Traveling with prescription drugs is a simple process, provided you pack them properly and keep them safe. Here are some things to consider.
Prescription Drug Supply
You will need enough doses of each of your prescription drugs to last for your entire trip, plus several extra doses in case you are delayed while traveling. Talk with your doctor if your insurance provider will not issue extra doses to you. Your doctor should be able to work with your insurance company to get you the extra medications you need. If you take any over-the-counter medications, be sure you have enough of them on hand, too.
Prescription Drug Restrictions
Certain types of prescription drugs are illegal in some countries. For example, you cannot bring amphetamines or methamphetamines into Japan, even in prescription form. Pseudoephedrine (sudafed) and Adderall are also illegal there. To find out about prescription drug restrictions, call your destination country's embassy or visit the embassy's website.
Some countries restrict importation of medical equipment, such as CPAP machines and syringes. If you use medical equipment, you will need to find out which forms to file and where to send them so that you can bring your equipment with you. Contact your destination country's embassy for information.
Carry all of your prescription drugs in their original containers, even if you normally use a weekly or monthly pill dispenser box. If you are asked to prove that you are the patient entitled to each prescription, the original container will serve as that proof. Bring your empty pill dispenser with you and set it up when you reach your destination.
If you are traveling by air, train or bus, keep all of your prescription drugs with you in your carry-on bag. Thieves are always on the lookout for prescription medications. You will lose valuable travel time replacing your drugs if your prescription medications are stolen. Also, some drugs need to be stored in temperature-controlled environments. Cargo holds are typically much warmer in summer and much cooler in winter than the passenger compartment of your airplane, train or bus.
Road trippers should also plan to store prescription drugs in the passenger compartment of their car unless the outside temperatures are moderate.
If you plan to leave your prescription drugs in your car while you see the sights, consider moving them to the trunk if the interior of your parked car will warm up so much that your medications might be damaged.
If your travel plans take you across one or more time zones, you may need to change the time you take your medications each day during your trip. Talk with your doctor and create a dosage schedule.
If you must take your prescription drugs precisely on schedule, regardless of time zone, buy a multi-time zone watch or alarm clock to help you track your dosage times and wake up during the night. Test it before you leave home.

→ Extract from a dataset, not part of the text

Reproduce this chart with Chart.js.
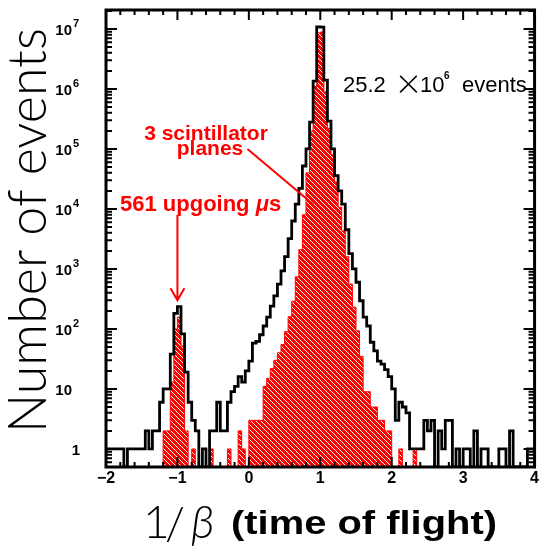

If you have Internet access while you travel, consider setting up a medication dosage reminder, perhaps through Microsoft Outlook or via the MyMedSchedule.com website and smartphone app.
The best way to prove that your prescription drugs belong to you is to bring with you not only the prescriptions in their original containers but also a written prescription from your doctor or healthcare provider. A copy of your personal medical record, signed by your doctor, will further demonstrate your ownership of your prescription drugs.
If you are traveling far from home, ask your doctor for a new prescription form for all of the medications you take, just in case the prescription medications you are carrying are lost or stolen. Ask your doctor to write each prescription on a separate form, as some pharmacies will not fill just one prescription if it is listed on a multi-prescription form.
Bring your doctor's and pharmacist's telephone numbers with you on your trip.
Emergency Prescription Refills
Because pharmacies use computerized systems that impose refill limits on your prescriptions, getting an emergency refill while on vacation can be very difficult.
If your prescriptions are on file with a national chain and you are still within the borders of your home country, you should be able to go to a local branch of the pharmacy and have your prescription temporarily transferred to that location.
You may find yourself in a situation where you have to refill your prescription at a pharmacy that is not part of your healthcare network, either because you are overseas or because there is no local branch of your pharmacy nearby. You will probably have to pay the full cost of the prescription and file an insurance claim form when you return home. Be sure to save your receipts and all other documentation to submit with your claim.
If you normally use a military pharmacy and did not bring an emergency prescription form written by your doctor with you on your trip, you will need to contact your doctor and ask that a new prescription is faxed to the military pharmacy at your vacation location. Most US military pharmacies will not fill your prescription at a location other than your home pharmacy unless you are active duty.
In some US states, such as Florida and Texas, pharmacists are permitted to issue emergency refills for a 72-hour supply of medication without contacting your doctor. In case of natural disaster, you may be able to get up to a 30-day supply, even if the dispensing pharmacist cannot contact your doctor.